> _Dataset excerpt_
********************

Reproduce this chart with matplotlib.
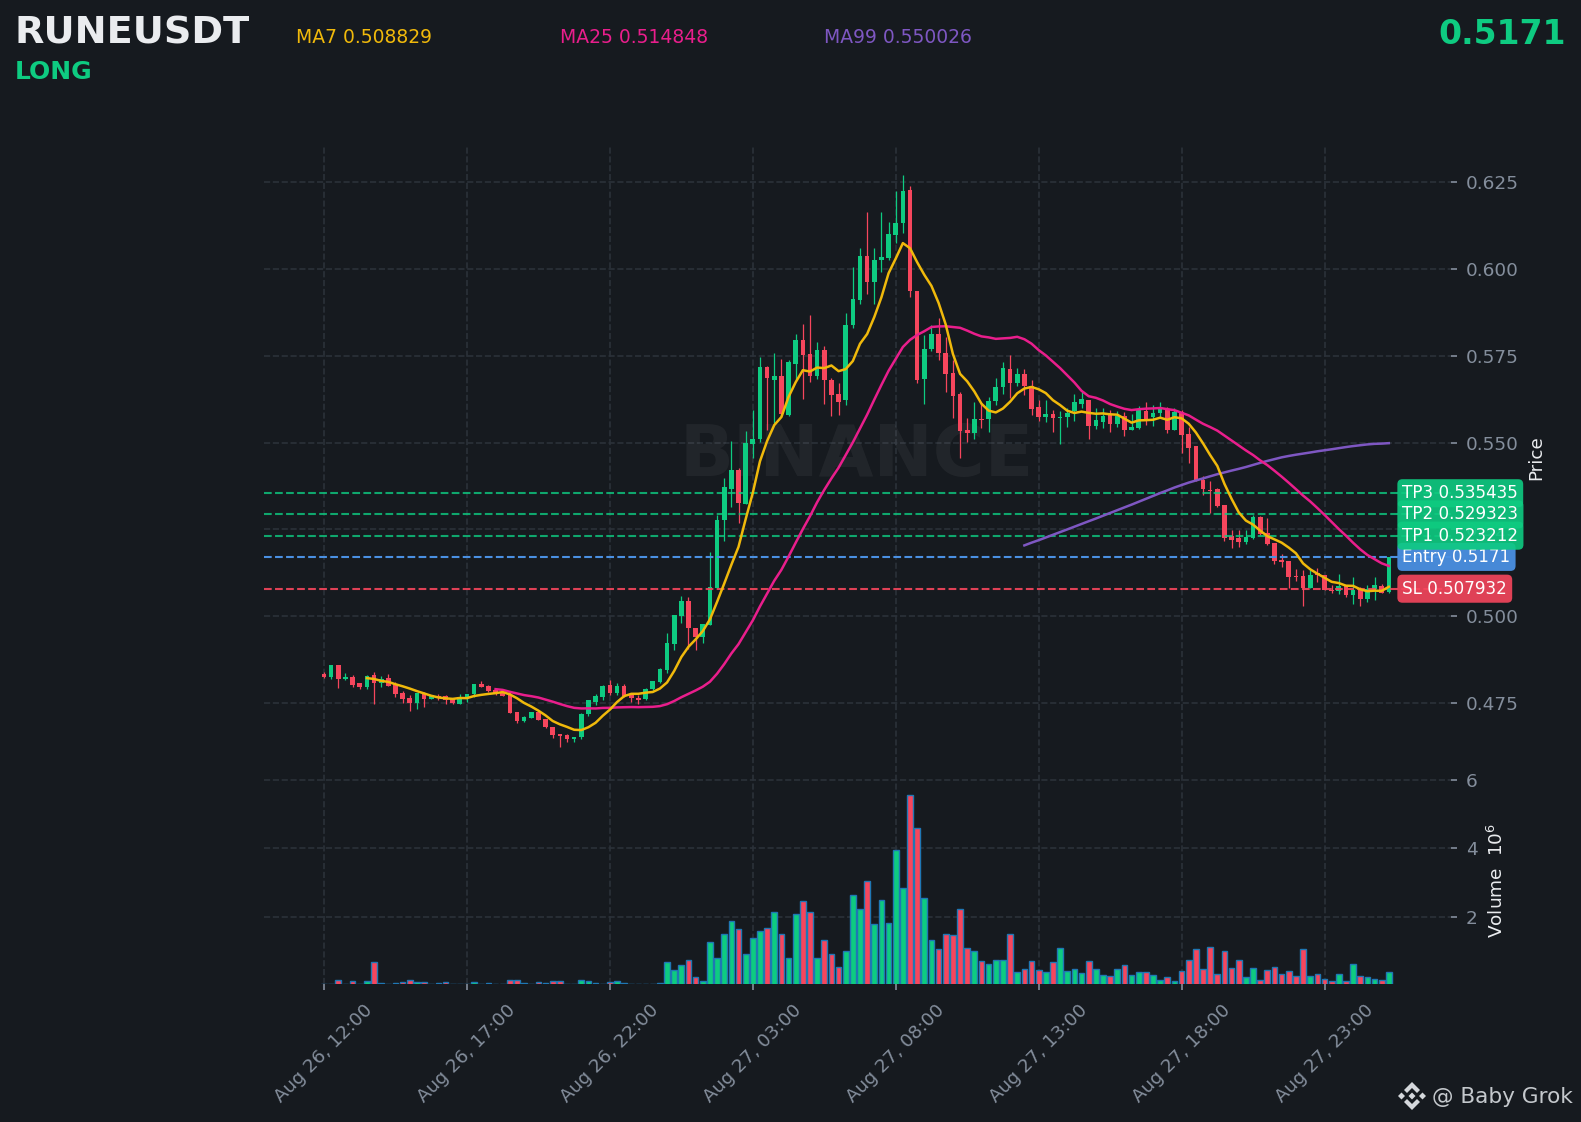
import numpy as np
import pandas as pd
from matplotlib import pyplot as plt
from matplotlib.patches import Polygon

opens = [
    4834, 4824, 4859, 4818, 4824, 4807, 4795, 4830, 4808, 4821,
    4805, 4778, 4763, 4749, 4776, 4762, 4770, 4771, 4761, 4747,
    4765, 4775, 4804, 4798, 4787, 4781, 4772, 4723, 4697, 4707,
    4724, 4703, 4682, 4660, 4657, 4645, 4651, 4717, 4752, 4766,
    4801, 4778, 4798, 4774, 4763, 4761, 4789, 4810, 4844, 4919,
    5001, 5043, 4967, 4940, 4974, 5082, 5277, 5368, 5422, 5322,
    5497, 5511, 5718, 5682, 5693, 5581, 5728, 5795, 5755, 5691,
    5766, 5680, 5640, 5623, 5838, 5910, 6039, 5963, 6025, 6031,
    6097, 6132, 6229, 5938, 5683, 5769, 5812, 5757, 5702, 5640,
    5536, 5529, 5568, 5568, 5620, 5660, 5712, 5671, 5697, 5664,
    5602, 5574, 5582, 5571, 5574, 5591, 5611, 5623, 5548, 5559,
    5579, 5555, 5577, 5536, 5542, 5591, 5574, 5585, 5597, 5536,
    5589, 5525, 5490, 5392, 5363, 5366, 5320, 5230, 5225, 5213,
    5225, 5285, 5241, 5210, 5161, 5158, 5115, 5115, 5080, 5124,
    5120, 5077, 5072, 5089, 5061, 5079, 5051, 5078, 5086, 5070,
]
closes = [
    4824, 4859, 4819, 4824, 4802, 4795, 4829, 4807, 4820, 4799,
    4776, 4761, 4749, 4778, 4761, 4772, 4765, 4759, 4749, 4767,
    4775, 4804, 4795, 4784, 4775, 4770, 4721, 4697, 4709, 4723,
    4700, 4680, 4657, 4654, 4645, 4651, 4717, 4758, 4769, 4798,
    4778, 4798, 4771, 4763, 4759, 4791, 4812, 4847, 4922, 5003,
    5043, 4966, 4940, 4979, 5083, 5276, 5372, 5422, 5327, 5499,
    5510, 5718, 5686, 5693, 5584, 5732, 5797, 5752, 5691, 5766,
    5682, 5637, 5618, 5838, 5915, 6039, 5963, 6025, 6036, 6102,
    6134, 6226, 5936, 5680, 5771, 5812, 5759, 5697, 5635, 5534,
    5529, 5567, 5565, 5620, 5660, 5714, 5671, 5699, 5663, 5597,
    5574, 5582, 5571, 5573, 5585, 5617, 5625, 5548, 5565, 5577,
    5555, 5578, 5536, 5545, 5594, 5569, 5585, 5597, 5536, 5588,
    5522, 5486, 5392, 5366, 5360, 5317, 5225, 5221, 5213, 5227,
    5285, 5238, 5207, 5158, 5156, 5113, 5113, 5080, 5120, 5118,
    5077, 5073, 5088, 5060, 5076, 5051, 5079, 5089, 5068, 5171,
]
highs = [
    4840, 4859, 4859, 4835, 4832, 4807, 4832, 4838, 4828, 4833,
    4811, 4784, 4774, 4778, 4782, 4772, 4777, 4774, 4765, 4777,
    4775, 4804, 4812, 4801, 4788, 4784, 4782, 4723, 4713, 4723,
    4727, 4705, 4682, 4660, 4660, 4652, 4721, 4758, 4777, 4801,
    4815, 4808, 4804, 4777, 4772, 4793, 4812, 4852, 4952, 5003,
    5058, 5054, 4967, 4979, 5186, 5292, 5398, 5504, 5427, 5533,
    5593, 5747, 5722, 5759, 5741, 5737, 5812, 5841, 5867, 5790,
    5780, 5687, 5672, 5875, 6006, 6060, 6166, 6060, 6166, 6137,
    6226, 6271, 6240, 5938, 5811, 5840, 5860, 5805, 5738, 5645,
    5570, 5618, 5613, 5632, 5685, 5733, 5754, 5716, 5712, 5682,
    5623, 5624, 5594, 5591, 5599, 5639, 5647, 5623, 5601, 5599,
    5594, 5591, 5587, 5584, 5605, 5616, 5608, 5616, 5603, 5601,
    5594, 5544, 5490, 5405, 5389, 5370, 5320, 5249, 5247, 5247,
    5291, 5290, 5283, 5210, 5180, 5158, 5137, 5132, 5132, 5140,
    5120, 5090, 5122, 5089, 5113, 5084, 5091, 5113, 5093, 5171,
]
lows = [
    4823, 4819, 4793, 4816, 4796, 4790, 4790, 4748, 4796, 4799,
    4767, 4751, 4727, 4734, 4738, 4762, 4760, 4748, 4748, 4747,
    4753, 4767, 4795, 4782, 4774, 4770, 4721, 4692, 4696, 4706,
    4700, 4677, 4650, 4623, 4637, 4638, 4646, 4712, 4745, 4760,
    4772, 4772, 4767, 4752, 4748, 4760, 4788, 4809, 4835, 4904,
    4981, 4907, 4902, 4924, 4974, 5082, 5218, 5314, 5268, 5322,
    5455, 5502, 5537, 5558, 5581, 5578, 5682, 5626, 5674, 5684,
    5611, 5578, 5581, 5608, 5829, 5900, 5929, 5900, 5991, 6025,
    6075, 6103, 5920, 5673, 5612, 5763, 5739, 5647, 5570, 5457,
    5501, 5510, 5541, 5530, 5608, 5639, 5630, 5664, 5637, 5579,
    5562, 5560, 5532, 5495, 5546, 5563, 5601, 5511, 5538, 5541,
    5532, 5544, 5520, 5536, 5540, 5550, 5549, 5574, 5527, 5536,
    5469, 5442, 5391, 5350, 5296, 5315, 5217, 5196, 5199, 5209,
    5223, 5233, 5206, 5150, 5142, 5081, 5101, 5029, 5080, 5098,
    5077, 5066, 5065, 5055, 5035, 5029, 5040, 5048, 5066, 5066,
]
# volume in millions
volumes = [
    .06, .06, .18, .06, .13, .06, .13, .68, .08, .06,
    .08, .10, .18, .10, .10, .06, .07, .11, .06, .06,
    .06, .11, .06, .08, .06, .06, .16, .16, .08, .06,
    .11, .08, .13, .13, .06, .06, .16, .13, .08, .06,
    .11, .13, .08, .06, .06, .06, .06, .08, .68, .47,
    .59, .76, .24, .13, 1.28, .82, 1.52, 1.89, 1.65, .91,
    1.40, 1.60, 1.69, 2.15, 1.52, .82, 2.10, 2.47, 2.15, .82,
    1.34, .91, .56, 1.00, 2.65, 2.24, 3.05, 1.81, 2.50, 1.84,
    3.95, 2.85, 5.55, 4.59, 2.56, 1.34, 1.08, 1.52, 1.49, 2.24,
    1.11, 1.00, .71, .62, .76, .76, 1.52, .39, .50, .71,
    .47, .39, .68, 1.11, .42, .50, .36, .71, .50, .30,
    .27, .50, .59, .30, .39, .39, .30, .18, .24, .15,
    .44, .76, 1.08, .50, 1.14, .33, 1.02, .53, .76, .24,
    .53, .18, .47, .56, .33, .44, .27, 1.08, .27, .33,
    .21, .13, .33, .13, .62, .27, .24, .21, .18, .39,
]

time_ticks = [0, 20, 40, 60, 80, 100, 120, 140]
time_labels = [
    "Aug 26, 12:00", "Aug 26, 17:00", "Aug 26, 22:00", "Aug 27, 03:00",
    "Aug 27, 08:00", "Aug 27, 13:00", "Aug 27, 18:00", "Aug 27, 23:00",
]
price_ticks = [0.475, 0.500, 0.525, 0.550, 0.575, 0.600, 0.625]
volume_ticks = [2, 4, 6]

tp_levels = [("TP3", 0.535435), ("TP2", 0.529323), ("TP1", 0.523212)]
entry_level = 0.5171
sl_level = 0.507932

BG = "#161A1F"
GREEN = "#0ECB81"
RED = "#F6465D"
GRID = "#2B3139"
GRAY = "#848E9C"
LIGHT = "#EAECEF"
MA7_COLOR = "#F0B90B"
MA25_COLOR = "#E91E8C"
MA99_COLOR = "#7E57C2"
W, H = 1581, 1122

opens = np.array(opens) / 1e4
closes = np.array(closes) / 1e4
highs = np.array(highs) / 1e4
lows = np.array(lows) / 1e4
xs = np.arange(len(closes))
up = closes >= opens
colors = [GREEN if u else RED for u in up]

close_series = pd.Series(closes)
ma7 = close_series.rolling(7).mean()
ma25 = close_series.rolling(25).mean()
ma99 = close_series.rolling(99).mean()


def pixel_axes(left, top, right, bottom):
    return fig.add_axes([left / W, 1 - bottom / H, (right - left) / W, (bottom - top) / H])


fig = plt.figure(figsize=(W / 100, H / 100), dpi=100, facecolor=BG)
ax = pixel_axes(264, 146, 1451, 772)
ax_vol = pixel_axes(264, 772, 1451, 984)

for a in (ax, ax_vol):
    a.set_facecolor(BG)
    a.set_xlim(-8.4, 157.7)
    a.set_xticks(time_ticks)
    a.grid(True, color=GRID, linestyle="--", linewidth=1.2)
    a.set_axisbelow(True)
    for spine in a.spines.values():
        spine.set_visible(False)
    a.yaxis.tick_right()
    a.tick_params(axis="y", colors=GRAY, labelsize=13.3, length=4.5, width=1.2, pad=6)

ax.set_ylim(0.45512, 0.63548)
ax.set_yticks(price_ticks)
ax.set_yticklabels([f"{t:.3f}" for t in price_ticks])
ax.tick_params(axis="x", bottom=False, labelbottom=False)

ax_vol.set_ylim(0.05, 6.23)
ax_vol.set_yticks(volume_ticks)
ax_vol.set_xticklabels(time_labels, rotation=45, ha="center", rotation_mode="default")
ax_vol.tick_params(axis="x", colors=GRAY, labelsize=13.3, length=4.5, width=1.2, pad=8)

# watermark
ax.text(74.5, 0.5461, "BINANCE", fontsize=51, fontweight="bold", color="#FFFFFF",
        alpha=0.05, ha="center", va="center", zorder=1)

# candles
ax.vlines(xs, lows, highs, colors=colors, linewidth=0.9, zorder=3)
ax.bar(xs, np.abs(closes - opens), bottom=np.minimum(opens, closes), width=0.65,
       color=colors, linewidth=0, zorder=3.1)

# trade levels
for name, level in tp_levels:
    ax.axhline(level, color=GREEN, alpha=0.8, linestyle="--", linewidth=1.5, zorder=3.5)
ax.axhline(entry_level, color="#4A90E2", linestyle="--", linewidth=1.5, zorder=3.5)
ax.axhline(sl_level, color=RED, alpha=0.9, linestyle="--", linewidth=1.5, zorder=3.5)

ax.plot(xs, ma99, color=MA99_COLOR, linewidth=1.8, zorder=4)
ax.plot(xs, ma25, color=MA25_COLOR, linewidth=1.8, zorder=4)
ax.plot(xs, ma7, color=MA7_COLOR, linewidth=1.8, zorder=4)

box = dict(boxstyle="round,pad=0.3", linewidth=0)
ax.text(150.9, sl_level, f"SL {sl_level}", color="white", fontsize=12.1, va="center", zorder=6,
        bbox=dict(box, facecolor=RED, alpha=0.9))
ax.text(150.9, entry_level, f"Entry {entry_level}", color="white", fontsize=12.1, va="center", zorder=6,
        bbox=dict(box, facecolor="#4A90E2", alpha=0.95))
# TP1 goes on top of TP2 and TP2 on top of TP3, the boxes touch
for name, level in tp_levels:
    ax.text(150.9, level, f"{name} {level}", color="white", fontsize=12.1, va="center", zorder=7,
            bbox=dict(box, facecolor=GREEN, alpha=0.9))

# volume
ax_vol.bar(xs, volumes, width=0.8, color=colors, edgecolor="#1F77B4", linewidth=1, zorder=3)

# header, side labels and the logo go on one overlay in pixel coordinates
over = fig.add_axes([0, 0, 1, 1])
over.set_xlim(0, W)
over.set_ylim(H, 0)
over.axis("off")
over.patch.set_alpha(0)

over.text(14, 43, "RUNEUSDT", fontsize=27.5, fontweight="bold", color=LIGHT, va="baseline")
over.text(15, 79, "LONG", fontsize=18, fontweight="bold", color=GREEN, va="baseline")
over.text(296, 43, f"MA7 {0.508829:.6f}", fontsize=13.5, color=MA7_COLOR, va="baseline")
over.text(560, 43, f"MA25 {0.514848:.6f}", fontsize=13.5, color=MA25_COLOR, va="baseline")
over.text(824, 43, f"MA99 {0.550026:.6f}", fontsize=13.5, color=MA99_COLOR, va="baseline")
over.text(1566, 44, "0.5171", fontsize=23.8, fontweight="bold", color=GREEN, ha="right", va="baseline")

over.text(1536, 458, "Price", fontsize=13.2, color=LIGHT, rotation=90, ha="center", va="center")
over.text(1497, 880, r"Volume  $\mathdefault{10^{6}}$", fontsize=13.3, color=LIGHT,
          rotation=90, ha="center", va="center")

logo_x, logo_y = 1412, 1096
logo_color = "#D5D8DC"
chevron = [(0, -14), (8, -6), (5, -3), (0, -8), (-5, -3), (-8, -6)]
for sign in (1, -1):
    over.add_patch(Polygon([(logo_x + px, logo_y + sign * py) for px, py in chevron], color=logo_color, lw=0))
for cx in (-10.5, 0, 10.5):
    diamond = [(cx - 3.5, 0), (cx, -3.5), (cx + 3.5, 0), (cx, 3.5)]
    over.add_patch(Polygon([(logo_x + px, logo_y + py) for px, py in diamond], color=logo_color, lw=0))
over.text(1432, 1103, "@ Baby Grok", fontsize=15.6, color="#C4C8CC", va="baseline")

fig.savefig("out.png", dpi=100, facecolor=BG)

********************

> _Given request_
Your task is to restate word for word the lines from the top of the data to the line containing "from matplotlib.patches import Polygon", both ends included, with every picture left out.

> _Answer to the problem_
Reproduce this chart with matplotlib.
import numpy as np
import pandas as pd
from matplotlib import pyplot as plt
from matplotlib.patches import Polygon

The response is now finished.